Friday, March 20, 2020

Strange days indeed

Some not-so-random
thoughts and observations
on the first day of my “isolation”

  • Sick Sick Sick by the Queens of the Stone Age didn’t seem like a good way to start my day
  • Giving a check to my work partner and noticing how old he’s gotten in the nearly seventeen or so years we’ve been working together and hoping i saw him again when this is all over
  • Shutting down a job site with no idea when anyone will be back feels weird
  • Being yanked around by the customer through phones and intermediaries and hoping it’s not because he won’t come out of his house and talk to me directly.
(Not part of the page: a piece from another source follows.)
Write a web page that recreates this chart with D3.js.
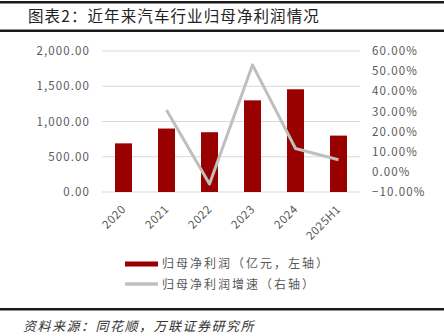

  • Leaving there and driving all over the county closing offices for my wife’s company
  • Empty parking lots and darkened stores.
  • Cherry blossoms and dogwoods in full bloom reminding me of God’s promise of resurrection after death in Spring
  • A line of cars snaking around a large parking lot hoping to get into the bank drive-thru.
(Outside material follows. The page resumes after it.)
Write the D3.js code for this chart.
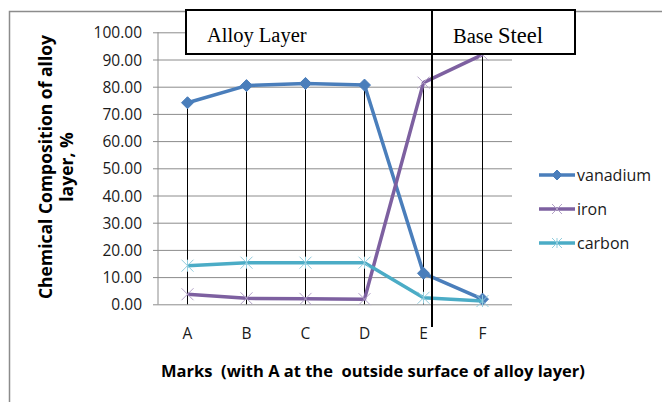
<!DOCTYPE html>
<html>
<head>
<meta charset="utf-8">
<script src="https://d3js.org/d3.v7.min.js"></script>
<style>
  body { margin: 0; background: #fff; }
</style>
</head>
<body>
<svg id="chart" width="662" height="402"></svg>
<script>
// data
var marks = ["A", "B", "C", "D", "E", "F"];
var vanadium = [74.1, 80.4, 81.2, 80.6, 11.4, 1.9];
var iron = [3.7, 2.2, 2.0, 1.9, 81.5, 91.8];
var carbon = [14.2, 15.3, 15.3, 15.3, 2.4, 1.2];
var yTicks = [0, 10, 20, 30, 40, 50, 60, 70, 80, 90, 100];
var seriesNames = ["vanadium", "iron", "carbon"];

var series = [
  { name: "vanadium", values: vanadium, color: "#4a7ebb", marker: "diamond" },
  { name: "iron", values: iron, color: "#7d60a0", markColor: "#b3a2c7", marker: "x" },
  { name: "carbon", values: carbon, color: "#4bacc6", markColor: "#93cddd", marker: "star" }
];

var sans = "'Open Sans', sans-serif";
var serif = "'Liberation Serif', 'Times New Roman', serif";

var svg = d3.select("#chart");

// chart area border (only left and top show)
svg.append("path")
  .attr("d", "M9.5,402 V11.5 H662")
  .attr("fill", "none")
  .attr("stroke", "#8c8c8c")
  .attr("stroke-width", 1.5);

var margin = { left: 158, top: 32.3, right: 150, bottom: 97.7 };
var width = 662 - margin.left - margin.right;
var height = 402 - margin.top - margin.bottom;

var x = d3.scalePoint().domain(marks).range([0, width]).padding(0.5);
var y = d3.scaleLinear().domain([0, 100]).range([height, 0]);

var g = svg.append("g").attr("transform", "translate(" + margin.left + "," + margin.top + ")");

// gridlines + y labels
var yAxis = g.append("g")
  .call(d3.axisLeft(y).tickValues(yTicks).tickSize(-width).tickSizeOuter(0)
    .tickFormat(d3.format(".2f")));
yAxis.select(".domain").remove();
yAxis.selectAll(".tick line").attr("x1", -5).attr("x2", width).attr("stroke", "#8c8c8c");
yAxis.selectAll(".tick text")
  .attr("x", -16)
  .attr("dy", "0.36em")
  .style("font-family", sans)
  .style("font-size", "15.5px")
  .attr("fill", "#1a1a1a");

// y axis line
g.append("line")
  .attr("x1", 0).attr("x2", 0).attr("y1", 0).attr("y2", height)
  .attr("stroke", "#8c8c8c");

// x labels
g.selectAll(".xlab").data(marks).enter().append("text")
  .attr("x", function(d) { return x(d); })
  .attr("y", height + 35)
  .attr("text-anchor", "middle")
  .style("font-family", sans)
  .style("font-size", "15.5px")
  .attr("fill", "#1a1a1a")
  .text(function(d) { return d; });

// drop lines from highest point to axis
g.selectAll(".drop").data(marks).enter().append("line")
  .attr("x1", function(d) { return x(d); })
  .attr("x2", function(d) { return x(d); })
  .attr("y1", function(d, i) { return y(d3.max(series, function(s) { return s.values[i]; })); })
  .attr("y2", height)
  .attr("stroke", "#000")
  .attr("stroke-width", 1);

var line = d3.line()
  .x(function(d, i) { return x(marks[i]); })
  .y(function(d) { return y(d); });

function drawMarker(sel, s, size) {
  if (s.marker === "diamond") {
    sel.append("path")
      .attr("d", "M0,-" + size + " L" + size + ",0 L0," + size + " L-" + size + ",0 Z")
      .attr("fill", s.color).attr("stroke", s.color);
  } else {
    var r = size;
    var d = "M-" + r + ",-" + r + " L" + r + "," + r + " M-" + r + "," + r + " L" + r + ",-" + r;
    if (s.marker === "star") d += " M0,-" + r + " L0," + r;
    sel.append("path").attr("d", d)
      .attr("fill", "none").attr("stroke", s.markColor).attr("stroke-width", 1);
  }
}

series.forEach(function(s) {
  g.append("path")
    .datum(s.values)
    .attr("d", line)
    .attr("fill", "none")
    .attr("stroke", s.color)
    .attr("stroke-width", 3.5)
    .attr("stroke-linejoin", "round");
  s.values.forEach(function(v, i) {
    var m = g.append("g").attr("transform", "translate(" + x(marks[i]) + "," + y(v) + ")");
    drawMarker(m, s, 6);
  });
});

// legend
var legend = svg.append("g").attr("transform", "translate(539,175)");
series.forEach(function(s, i) {
  var lg = legend.append("g").attr("transform", "translate(0," + (i * 34) + ")");
  lg.append("line").attr("x1", 0).attr("x2", 36).attr("y1", 0).attr("y2", 0)
    .attr("stroke", s.color).attr("stroke-width", 3.5);
  var m = lg.append("g").attr("transform", "translate(18,0)");
  drawMarker(m, s, 5);
  lg.append("text").attr("x", 38).attr("y", 5.5)
    .style("font-family", sans).style("font-size", "16px")
    .attr("fill", "#1a1a1a")
    .text(seriesNames[i]);
});

// annotation boxes
svg.append("rect").attr("x", 186).attr("y", 10).attr("width", 246).attr("height", 44)
  .attr("fill", "#fff").attr("stroke", "#000").attr("stroke-width", 2);
svg.append("text").attr("x", 207).attr("y", 41.5)
  .style("font-family", serif).style("font-size", "20.5px").attr("fill", "#000")
  .text("Alloy Layer");
svg.append("rect").attr("x", 432).attr("y", 10).attr("width", 143).attr("height", 44)
  .attr("fill", "#fff").attr("stroke", "#000").attr("stroke-width", 2);
var bs = svg.append("text").attr("x", 453).attr("y", 43)
  .style("font-family", serif).attr("fill", "#000");
bs.append("tspan").style("font-size", "20.5px").text("Base ");
bs.append("tspan").style("font-size", "22.5px").text("Steel");
svg.append("line").attr("x1", 432).attr("x2", 432).attr("y1", 54).attr("y2", 327)
  .attr("stroke", "#000").attr("stroke-width", 2);

// axis titles
svg.append("text")
  .attr("transform", "translate(52,167) rotate(-90)")
  .attr("text-anchor", "middle")
  .style("font-family", sans).style("font-size", "17.5px").style("font-weight", "bold")
  .attr("fill", "#000")
  .text("Chemical Composition of alloy");
svg.append("text")
  .attr("transform", "translate(73,167) rotate(-90)")
  .attr("text-anchor", "middle")
  .style("font-family", sans).style("font-size", "17.5px").style("font-weight", "bold")
  .attr("fill", "#000")
  .text("layer, %");
svg.append("text")
  .attr("x", 373).attr("y", 377)
  .attr("text-anchor", "middle")
  .style("font-family", sans).style("font-size", "16.5px").style("font-weight", "bold")
  .style("white-space", "pre")
  .attr("fill", "#000")
  .text("Marks  (with A at the  outside surface of alloy layer)");
</script>
</body>
</html>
  • Joggers, walkers, bicyclists, bikers, kids with loud cars, old men with convertibles enjoying the weather.
  • A line of people wrapping around the corner hoping to get into the gun and ammo shop.
  • Full parking lots in grocery stores, liquor stores, and beer stops.
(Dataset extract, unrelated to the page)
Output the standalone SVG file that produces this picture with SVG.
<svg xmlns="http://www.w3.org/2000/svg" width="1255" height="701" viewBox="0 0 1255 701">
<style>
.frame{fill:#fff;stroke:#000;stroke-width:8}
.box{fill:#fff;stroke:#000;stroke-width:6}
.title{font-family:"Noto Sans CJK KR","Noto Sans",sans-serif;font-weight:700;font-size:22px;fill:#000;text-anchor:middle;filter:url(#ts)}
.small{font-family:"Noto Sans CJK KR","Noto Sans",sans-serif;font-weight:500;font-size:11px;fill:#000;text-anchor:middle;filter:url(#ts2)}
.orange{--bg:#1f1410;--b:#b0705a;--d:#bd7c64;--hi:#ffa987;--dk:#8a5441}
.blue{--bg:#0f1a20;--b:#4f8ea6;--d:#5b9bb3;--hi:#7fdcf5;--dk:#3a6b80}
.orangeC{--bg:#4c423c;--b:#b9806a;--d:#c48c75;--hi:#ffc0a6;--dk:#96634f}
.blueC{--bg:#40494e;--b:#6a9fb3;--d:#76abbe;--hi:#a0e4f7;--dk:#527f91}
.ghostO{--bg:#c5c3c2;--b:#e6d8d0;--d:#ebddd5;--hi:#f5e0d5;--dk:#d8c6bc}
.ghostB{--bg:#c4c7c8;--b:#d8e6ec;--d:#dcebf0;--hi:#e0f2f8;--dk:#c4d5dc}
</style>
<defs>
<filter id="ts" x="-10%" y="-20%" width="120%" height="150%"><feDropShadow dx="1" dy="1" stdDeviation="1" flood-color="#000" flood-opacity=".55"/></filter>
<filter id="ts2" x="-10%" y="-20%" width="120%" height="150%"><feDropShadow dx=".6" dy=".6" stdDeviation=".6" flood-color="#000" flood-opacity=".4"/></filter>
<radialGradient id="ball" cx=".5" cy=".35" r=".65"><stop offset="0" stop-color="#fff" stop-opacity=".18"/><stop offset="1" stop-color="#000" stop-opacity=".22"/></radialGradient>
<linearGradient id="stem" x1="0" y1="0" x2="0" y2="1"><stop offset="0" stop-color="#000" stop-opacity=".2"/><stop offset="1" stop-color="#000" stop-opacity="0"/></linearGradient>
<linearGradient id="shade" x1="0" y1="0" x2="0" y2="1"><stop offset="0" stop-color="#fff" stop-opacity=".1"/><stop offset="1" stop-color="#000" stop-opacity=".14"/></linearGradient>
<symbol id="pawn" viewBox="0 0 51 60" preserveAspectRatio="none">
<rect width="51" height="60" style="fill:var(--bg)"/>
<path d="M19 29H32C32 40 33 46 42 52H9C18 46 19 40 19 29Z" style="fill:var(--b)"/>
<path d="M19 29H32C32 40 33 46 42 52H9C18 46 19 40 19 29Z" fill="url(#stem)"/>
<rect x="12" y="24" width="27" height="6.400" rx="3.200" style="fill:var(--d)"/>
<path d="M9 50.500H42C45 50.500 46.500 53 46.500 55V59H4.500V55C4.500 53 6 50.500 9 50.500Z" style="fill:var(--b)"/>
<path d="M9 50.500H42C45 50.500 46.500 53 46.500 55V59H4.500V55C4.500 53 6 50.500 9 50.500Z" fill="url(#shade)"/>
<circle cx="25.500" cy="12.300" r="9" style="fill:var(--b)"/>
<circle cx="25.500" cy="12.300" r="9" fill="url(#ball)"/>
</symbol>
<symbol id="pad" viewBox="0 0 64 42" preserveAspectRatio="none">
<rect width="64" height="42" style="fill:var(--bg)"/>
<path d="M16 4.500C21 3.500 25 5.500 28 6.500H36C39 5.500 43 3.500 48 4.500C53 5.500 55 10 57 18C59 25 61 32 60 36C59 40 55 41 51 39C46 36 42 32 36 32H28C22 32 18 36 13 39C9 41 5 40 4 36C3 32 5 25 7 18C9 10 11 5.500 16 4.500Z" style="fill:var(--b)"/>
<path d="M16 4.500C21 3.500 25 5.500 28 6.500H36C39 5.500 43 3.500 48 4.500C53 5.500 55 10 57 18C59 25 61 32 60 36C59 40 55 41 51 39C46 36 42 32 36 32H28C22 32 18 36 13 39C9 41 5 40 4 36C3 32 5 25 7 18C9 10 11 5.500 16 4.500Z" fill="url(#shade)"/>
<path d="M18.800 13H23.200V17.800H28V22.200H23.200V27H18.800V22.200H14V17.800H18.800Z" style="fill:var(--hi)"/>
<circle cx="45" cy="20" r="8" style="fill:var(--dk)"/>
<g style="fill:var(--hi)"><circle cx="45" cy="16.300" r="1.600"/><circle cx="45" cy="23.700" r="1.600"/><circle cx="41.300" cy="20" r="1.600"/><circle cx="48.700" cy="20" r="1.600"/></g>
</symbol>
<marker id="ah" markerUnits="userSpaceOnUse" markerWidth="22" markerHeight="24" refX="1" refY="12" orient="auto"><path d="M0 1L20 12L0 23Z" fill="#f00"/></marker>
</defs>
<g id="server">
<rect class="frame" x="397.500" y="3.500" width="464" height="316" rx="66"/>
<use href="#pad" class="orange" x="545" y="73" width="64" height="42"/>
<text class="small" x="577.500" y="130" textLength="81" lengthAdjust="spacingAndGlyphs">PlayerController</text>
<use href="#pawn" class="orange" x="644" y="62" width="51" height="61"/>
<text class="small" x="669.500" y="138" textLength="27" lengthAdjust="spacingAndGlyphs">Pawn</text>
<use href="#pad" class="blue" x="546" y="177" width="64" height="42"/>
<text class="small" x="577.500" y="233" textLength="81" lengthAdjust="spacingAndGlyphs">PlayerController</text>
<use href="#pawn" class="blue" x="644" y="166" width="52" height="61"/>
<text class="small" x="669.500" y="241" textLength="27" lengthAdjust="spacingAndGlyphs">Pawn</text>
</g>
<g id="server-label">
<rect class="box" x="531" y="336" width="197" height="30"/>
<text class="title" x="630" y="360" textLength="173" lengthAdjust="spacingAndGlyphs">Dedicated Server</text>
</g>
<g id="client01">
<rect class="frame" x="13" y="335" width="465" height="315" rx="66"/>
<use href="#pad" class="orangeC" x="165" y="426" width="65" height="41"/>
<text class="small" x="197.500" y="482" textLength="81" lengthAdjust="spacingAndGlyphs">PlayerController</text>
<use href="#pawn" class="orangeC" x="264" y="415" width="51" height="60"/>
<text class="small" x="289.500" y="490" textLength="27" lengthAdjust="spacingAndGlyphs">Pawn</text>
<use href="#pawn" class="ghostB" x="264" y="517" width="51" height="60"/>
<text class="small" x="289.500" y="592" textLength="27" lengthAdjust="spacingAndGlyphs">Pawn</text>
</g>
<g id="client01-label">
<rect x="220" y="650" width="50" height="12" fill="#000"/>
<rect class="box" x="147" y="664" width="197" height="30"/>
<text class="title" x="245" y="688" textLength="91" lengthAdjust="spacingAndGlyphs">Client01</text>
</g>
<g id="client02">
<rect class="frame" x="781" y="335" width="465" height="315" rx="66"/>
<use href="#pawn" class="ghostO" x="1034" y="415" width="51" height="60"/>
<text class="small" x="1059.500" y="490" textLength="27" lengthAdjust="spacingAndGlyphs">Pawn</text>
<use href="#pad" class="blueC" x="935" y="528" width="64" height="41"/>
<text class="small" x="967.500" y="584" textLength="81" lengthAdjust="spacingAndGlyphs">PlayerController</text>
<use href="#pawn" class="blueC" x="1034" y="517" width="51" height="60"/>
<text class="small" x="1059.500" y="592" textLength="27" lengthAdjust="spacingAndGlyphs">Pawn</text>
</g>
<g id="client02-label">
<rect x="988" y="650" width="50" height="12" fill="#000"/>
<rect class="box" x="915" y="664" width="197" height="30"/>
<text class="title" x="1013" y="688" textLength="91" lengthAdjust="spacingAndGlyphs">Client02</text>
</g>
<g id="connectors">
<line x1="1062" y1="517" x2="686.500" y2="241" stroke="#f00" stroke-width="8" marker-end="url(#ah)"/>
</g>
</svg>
  • Remembering i’m carrying around all of my empty gas cans to fill them.
  • People wearing gloves at the grocery store.
  • Me wearing gloves in all of the offices i’m entering.
  • Forgoing dinner with my folks because i’ve been every where and met lots of people and just want to make sure i’m not symptomatic before i go there.
  • But the best was the first thing this morning— my reading plan called for Psalm 91 today. 
“He who dwells in the secret place of the Most High
will lodge in the shadow of Shaddai.”
The secret place of the Most High.  That phrase always strikes me.  The shadow of Shaddai.  Almighty, all powerful.  i don’t know all it means but to me it reminds me that Jesus isn’t great because he saves us from affliction but through it.  The flames are taken by him and we hide in his shadow.  But it seemed all the more poignant because like the Queens of the Stone Age, Psalm 91 repeats sick, sick, sick three times. 
“For he will deliver you from the snare of the fowler,
from the plague of destruction.”
“You need not fear the terror of the night,
or the arrow that flies by day,
or the plague that spreads in the darkness,
or the destruction that devastates at noon.”
“No harm will befall you,
and no plague will come near your tent.”